There was a time when if you wanted a vehicle that was driven by all four wheels you were limited to a handful of large, cumbersome, and extremely inefficient full-size four-wheel drives.
In 2019, when more than 40% of new cars sold in Australia are all-wheel drive or four-wheel drive, the number of options and vehicle sizes, as well as price range has significantly expanded to include a wide range of options that suit most budgets and most purposes. According to Australian 4WD parts retailer Sparesbox, the market for 4WD parts in Australia has increased dramatically over the last three years. The increase in popularity is attributed to the growing number of 4×4 and SUV vehicles populating driveways across the country.
There is no denying the growing popularity of vehicles that are driven by all four wheels. But what’s the difference between all-wheel drive and four-wheel drive? And which one is the right option for you? All-wheel drive versus four-wheel drive terminology can seem very confusing, especially since all-wheel-drive has become common terminology and four-wheel drive systems have become increasingly sophisticated. There has been an increasing crossover between the terminology. Adding to the confusion, vehicle manufacturers often use these terms interchangeably without specifying the difference.
What Is All Wheel Drive (AWD)?
As you can probably guess from the name, all-wheel drive systems send power to the front and rear wheels of your vehicle. It seems simple however in practice, there are two types of drive trains that are called all-wheel-drive. Firstly, there is full time all-wheel drive that will drive all four wheels continuously. And secondly, there is the part-time all-wheel drive or automatic all-wheel-drive systems which operate two wheels most of the time and will send power to all four wheels only when traction is needed.
How Does All Wheel Drive Work?
Full-time and part-time all-wheel-drive systems share one thing in common, generally speaking, they operate with no input from the driver. While some manufacturers offer selectable modes that will allow a greater degree of control over how much power goes to each axle, all of the wheels will get torque from a series of differentials, and/or multiple clutches which help to distribute power to the wheels as traction is needed.

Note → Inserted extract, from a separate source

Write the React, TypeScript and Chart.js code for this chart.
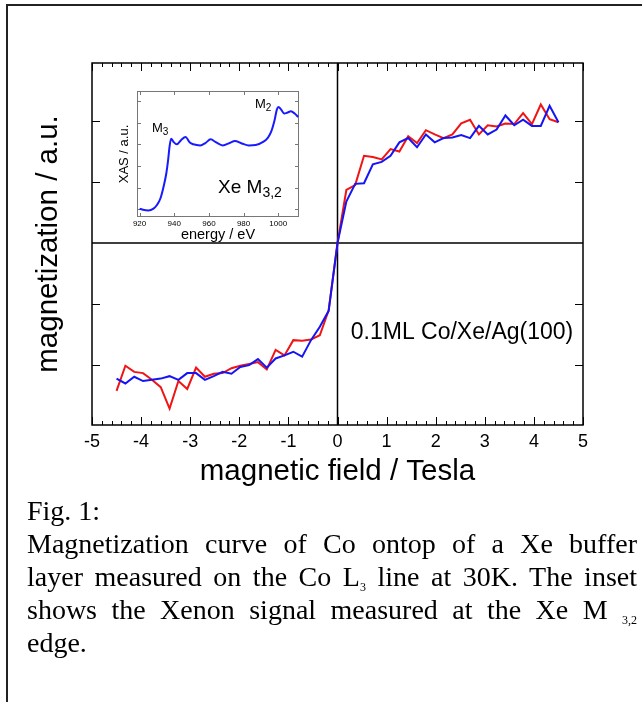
import React, { useEffect, useRef } from 'react';
import { Chart, registerables } from 'chart.js';

Chart.register(...registerables);

// ---------- main magnetization curve ----------
const FIELD_T = [
  -4.5, -4.32, -4.14, -3.96, -3.78, -3.6, -3.42, -3.24, -3.06, -2.88, -2.7, -2.52, -2.34,
  -2.16, -1.98, -1.8, -1.62, -1.44, -1.26, -1.08, -0.9, -0.72, -0.54, -0.36, -0.18, 0,
  0.18, 0.36, 0.54, 0.72, 0.9, 1.08, 1.26, 1.44, 1.62, 1.8, 1.98, 2.16, 2.34, 2.52, 2.7,
  2.88, 3.06, 3.24, 3.42, 3.6, 3.78, 3.96, 4.14, 4.32, 4.5,
];
const MAG_RED = [
  -2.42, -2.01, -2.11, -2.13, -2.24, -2.36, -2.71, -2.26, -2.39, -2.04, -2.19, -2.14, -2.13,
  -2.05, -2.01, -1.98, -1.95, -2.07, -1.75, -1.84, -1.59, -1.6, -1.58, -1.51, -1.1, 0,
  0.87, 0.95, 1.43, 1.41, 1.37, 1.54, 1.5, 1.75, 1.64, 1.85, 1.78, 1.72, 1.78, 1.96, 2.02,
  1.78, 1.93, 1.91, 1.96, 1.95, 2.13, 1.95, 2.27, 2.03, 1.98,
];
const MAG_BLUE = [
  -2.22, -2.3, -2.19, -2.26, -2.24, -2.22, -2.18, -2.24, -2.13, -2.13, -2.24, -2.18, -2.11,
  -2.14, -2.03, -2.0, -1.9, -2.04, -1.89, -1.84, -1.78, -1.86, -1.59, -1.37, -1.11, 0,
  0.68, 0.97, 0.98, 1.29, 1.33, 1.43, 1.65, 1.72, 1.57, 1.78, 1.65, 1.72, 1.73, 1.77, 1.72,
  1.92, 1.78, 1.86, 2.09, 1.93, 2.02, 1.92, 1.92, 2.25, 1.98,
];
const FIELD_TICKS = [-5, -4, -3, -2, -1, 0, 1, 2, 3, 4, 5];
const MAG_TICKS = [-2, -1, 1, 2];

// ---------- inset XAS spectrum ----------
const XAS_ENERGY = [
  920, 922, 925, 928, 930, 932, 934, 935.5, 936.5, 937.3, 938.2, 939.5, 941.5, 944, 946.5,
  949, 951, 955, 958, 961, 964, 968, 972, 975, 979, 983, 987, 991, 994, 996, 998, 999.2,
  1000.2, 1001.5, 1003.5, 1005.5, 1007.3, 1009.5, 1011.5,
];
const XAS_SIGNAL = [
  0.03, -0.02, -0.05, 0.03, 0.2, 0.5, 1.1, 1.7, 2.3, 2.9, 3.26, 3.12, 3.0, 3.2, 3.34,
  3.08, 3.0, 2.95, 3.06, 3.23, 3.1, 2.95, 3.06, 3.15, 3.04, 2.95, 2.97, 3.1, 3.3, 3.6,
  4.15, 4.6, 4.72, 4.62, 4.42, 4.47, 4.52, 4.42, 4.26,
];
const ENERGY_TICKS = [920, 940, 960, 980, 1000];
const XAS_TICKS = [0, 1, 2, 3, 4, 5];

const SANS = '"Liberation Sans", Arial, Helvetica, sans-serif';
const SERIF = '"Liberation Serif", "Times New Roman", Times, serif';

const mainDecor = {
  id: 'mainDecor',
  beforeDatasetsDraw(chart: any) {
    const { ctx, chartArea: a, scales } = chart;
    const x = scales.x;
    const y = scales.y;
    ctx.save();
    ctx.strokeStyle = '#000';
    ctx.lineWidth = 1.5;
    const x0 = x.getPixelForValue(0);
    const y0 = y.getPixelForValue(0);
    ctx.beginPath();
    ctx.moveTo(a.left, y0);
    ctx.lineTo(a.right, y0);
    ctx.moveTo(x0, a.top);
    ctx.lineTo(x0, a.bottom);
    ctx.stroke();

    ctx.lineWidth = 1;
    ctx.beginPath();
    for (let i = -25; i <= 25; i++) {
      const v = i / 5;
      const major = i % 5 === 0;
      const len = major ? 8 : 4;
      const px = Math.round(x.getPixelForValue(v)) + 0.5;
      ctx.moveTo(px, a.bottom);
      ctx.lineTo(px, a.bottom - len);
      ctx.moveTo(px, a.top);
      ctx.lineTo(px, a.top + len);
    }
    for (const v of MAG_TICKS) {
      const py = Math.round(y.getPixelForValue(v)) + 0.5;
      ctx.moveTo(a.left, py);
      ctx.lineTo(a.left + 8, py);
      ctx.moveTo(a.right, py);
      ctx.lineTo(a.right - 8, py);
    }
    ctx.stroke();

    ctx.lineWidth = 1.5;
    ctx.strokeRect(a.left, a.top, a.right - a.left, a.bottom - a.top);
    ctx.restore();
  },
  afterDatasetsDraw(chart: any) {
    const { ctx, scales } = chart;
    ctx.save();
    ctx.fillStyle = '#000';
    ctx.font = `23px ${SANS}`;
    ctx.textAlign = 'left';
    ctx.textBaseline = 'middle';
    ctx.fillText('0.1ML Co/Xe/Ag(100)', scales.x.getPixelForValue(0.27), scales.y.getPixelForValue(-1.46));
    ctx.restore();
  },
};

const insetDecor = {
  id: 'insetDecor',
  beforeDatasetsDraw(chart: any) {
    const { ctx, chartArea: a, scales } = chart;
    ctx.save();
    ctx.fillStyle = '#fff';
    ctx.fillRect(a.left, a.top, a.right - a.left, a.bottom - a.top);
    ctx.strokeStyle = '#777';
    ctx.lineWidth = 1;
    ctx.beginPath();
    for (const v of ENERGY_TICKS) {
      const px = Math.round(scales.x.getPixelForValue(v)) + 0.5;
      ctx.moveTo(px, a.bottom);
      ctx.lineTo(px, a.bottom - 4);
      ctx.moveTo(px, a.top);
      ctx.lineTo(px, a.top + 4);
    }
    for (const v of XAS_TICKS) {
      const py = Math.round(scales.y.getPixelForValue(v)) + 0.5;
      ctx.moveTo(a.left, py);
      ctx.lineTo(a.left + 4, py);
      ctx.moveTo(a.right, py);
      ctx.lineTo(a.right - 4, py);
    }
    ctx.stroke();
    ctx.strokeRect(a.left + 0.5, a.top + 0.5, a.right - a.left - 1, a.bottom - a.top - 1);
    ctx.restore();
  },
  afterDatasetsDraw(chart: any) {
    const { ctx, scales } = chart;
    const x = scales.x;
    const y = scales.y;
    ctx.save();
    ctx.fillStyle = '#000';
    ctx.textAlign = 'left';
    ctx.textBaseline = 'alphabetic';
    const label = (main: string, sub: string, ex: number, ev: number, size: number, subSize: number, drop: number) => {
      const px = x.getPixelForValue(ex);
      const py = y.getPixelForValue(ev);
      ctx.font = `${size}px ${SANS}`;
      ctx.fillText(main, px, py);
      const w = ctx.measureText(main).width;
      ctx.font = `${subSize}px ${SANS}`;
      ctx.fillText(sub, px + w, py + drop);
    };
    label('M', '3', 927.1, 3.57, 13, 10, 3);
    label('M', '2', 986.6, 4.68, 13, 10, 3);
    label('Xe M', '3,2', 965.3, 0.77, 19, 14, 4);
    ctx.restore();
  },
};

const SUB = { fontSize: 12, lineHeight: 0, verticalAlign: '-5px' } as const;
const LINE = { textAlign: 'justify', textAlignLast: 'justify', whiteSpace: 'nowrap' } as any;

export default function App() {
  const mainRef = useRef<HTMLCanvasElement | null>(null);
  const insetRef = useRef<HTMLCanvasElement | null>(null);

  useEffect(() => {
    const main = new Chart(mainRef.current as HTMLCanvasElement, {
      type: 'line',
      data: {
        datasets: [
          {
            label: 'blue',
            data: FIELD_T.map((f, i) => ({ x: f, y: MAG_BLUE[i] })),
            borderColor: '#1414f5',
            borderWidth: 2,
            pointRadius: 0,
            tension: 0,
            order: 0,
          },
          {
            label: 'red',
            data: FIELD_T.map((f, i) => ({ x: f, y: MAG_RED[i] })),
            borderColor: '#f01414',
            borderWidth: 2,
            pointRadius: 0,
            tension: 0,
            order: 1,
          },
        ],
      },
      options: {
        animation: false,
        responsive: false,
        events: [],
        layout: { padding: { left: 31, right: 59, top: 63, bottom: 0 } },
        plugins: { legend: { display: false }, tooltip: { enabled: false } },
        scales: {
          x: {
            type: 'linear',
            min: -5,
            max: 5,
            afterBuildTicks: (s: any) => {
              s.ticks = FIELD_TICKS.map((v) => ({ value: v }));
            },
            afterFit: (s: any) => {
              s.height = 75;
            },
            grid: { display: false, drawTicks: false, tickLength: 0 },
            border: { display: false },
            ticks: { color: '#000', font: { family: SANS, size: 18 }, padding: 6, maxRotation: 0 },
            title: {
              display: true,
              text: 'magnetic field / Tesla',
              color: '#000',
              font: { family: SANS, size: 29.5 },
              padding: { top: 0, bottom: 10 },
            },
          },
          y: {
            type: 'linear',
            min: -2.98,
            max: 2.95,
            afterFit: (s: any) => {
              s.width = 61;
            },
            grid: { display: false, drawTicks: false, tickLength: 0 },
            border: { display: false },
            ticks: { display: false },
            title: {
              display: true,
              text: 'magnetization / a.u.',
              color: '#000',
              font: { family: SANS, size: 29.5 },
              padding: { top: 0, bottom: 0 },
            },
          },
        },
      },
      plugins: [mainDecor],
    } as any);

    const inset = new Chart(insetRef.current as HTMLCanvasElement, {
      type: 'line',
      data: {
        datasets: [
          {
            label: 'XAS',
            data: XAS_ENERGY.map((e, i) => ({ x: e, y: XAS_SIGNAL[i] })),
            borderColor: '#1a1aff',
            borderWidth: 2,
            pointRadius: 0,
            tension: 0.4,
            cubicInterpolationMode: 'monotone',
          },
        ],
      },
      options: {
        animation: false,
        responsive: false,
        events: [],
        layout: { padding: { left: 17, right: 11, top: 11, bottom: 0 } },
        plugins: { legend: { display: false }, tooltip: { enabled: false } },
        scales: {
          x: {
            type: 'linear',
            min: 918.5,
            max: 1012,
            afterBuildTicks: (s: any) => {
              s.ticks = ENERGY_TICKS.map((v) => ({ value: v }));
            },
            afterFit: (s: any) => {
              s.height = 33;
            },
            grid: { display: false, drawTicks: false, tickLength: 0 },
            border: { display: false },
            ticks: {
              color: '#000',
              font: { family: SANS, size: 8 },
              padding: 2,
              maxRotation: 0,
              callback: (v: any) => String(v),
            },
            title: {
              display: true,
              text: 'energy / eV',
              color: '#000',
              font: { family: SANS, size: 14.5 },
              padding: { top: 0, bottom: 6.3 },
            },
          },
          y: {
            type: 'linear',
            min: -0.354,
            max: 5.46,
            afterFit: (s: any) => {
              s.width = 20;
            },
            grid: { display: false, drawTicks: false, tickLength: 0 },
            border: { display: false },
            ticks: { display: false },
            title: {
              display: true,
              text: 'XAS / a.u.',
              color: '#000',
              font: { family: SANS, size: 13 },
              padding: { top: 0, bottom: 0 },
            },
          },
        },
      },
      plugins: [insetDecor],
    } as any);

    return () => {
      main.destroy();
      inset.destroy();
    };
  }, []);

  return (
    <div
      style={{
        position: 'absolute',
        left: 0,
        top: 0,
        width: 642,
        height: 702,
        overflow: 'hidden',
        background: '#fff',
      }}
    >
      <div
        style={{
          position: 'absolute',
          left: 6,
          top: 4,
          width: 720,
          height: 760,
          border: '2px solid #222',
          boxSizing: 'border-box',
        }}
      />
      <canvas
        ref={mainRef}
        width={642}
        height={500}
        style={{ position: 'absolute', left: 0, top: 0, width: 642, height: 500 }}
      />
      <canvas
        ref={insetRef}
        width={210}
        height={170}
        style={{ position: 'absolute', left: 100, top: 80, width: 210, height: 170 }}
      />
      <div
        style={{
          position: 'absolute',
          left: 27,
          top: 494,
          width: 610,
          fontFamily: SERIF,
          fontSize: 28,
          lineHeight: '33px',
          color: '#000',
        }}
      >
        <div>Fig. 1:</div>
        <div style={LINE}>Magnetization curve of Co ontop of a Xe buffer</div>
        <div style={LINE}>
          layer measured on the Co L<sub style={SUB}>3</sub> line at 30K. The inset
        </div>
        <div style={LINE}>
          shows the Xenon signal measured at the Xe M <sub style={SUB}>3,2</sub>
        </div>
        <div>edge.</div>
      </div>
    </div>
  );
}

What is Four Wheel Drive (4WD)?
Four-wheel drive systems are the more traditional system that is associated with vehicles driven by all four wheels. Stereotypically, four-wheel drive vehicles are personified as off-roaders with high ground clearance, shielded underbody, robust appearance, and tyres with a lot of traction and knobbly bits.
However, over the last decade, four-wheel-drive engineering has become increasingly sophisticated. Although four-wheel-drive remains the chosen traction system of vehicles that are designed for off-road use, four-wheel drive systems have also found their way into a range of comfort and luxury vehicles as a way of improving safety.
How Does Four Wheel Drive Work?
Four-wheel drive vehicles deliver torque to each wheel through the front, rear, and centre differentials. The four-wheel drive system allows vehicles to operate at maximum traction under a variety of conditions. Generally speaking, unlike all-wheel-drive systems which are “on-demand” according to traction requirements, four-wheel drive is always operating.
Should You Choose AWD or 4WD?
All-wheel drive has become a popular option for manufacturers looking to improve the safety and traction of the vehicles across a wider range of driving conditions. AWD systems deliver increased traction when you needed, without sacrificing fuel economy when you don’t.
Four-wheel drive vehicles may be the better choice for those who live in remote areas, are exposed to extreme weather conditions, and enjoy it off-roading. The system which is typically found in bigger trucks and SUVs with higher ground clearance, provides the greatest amount of control and attraction in tricky driving conditions.
Choosing between an all-wheel drive and four-wheel drive vehicle depends entirely on your intended usage and what kind of driving conditions you encounter throughout the year.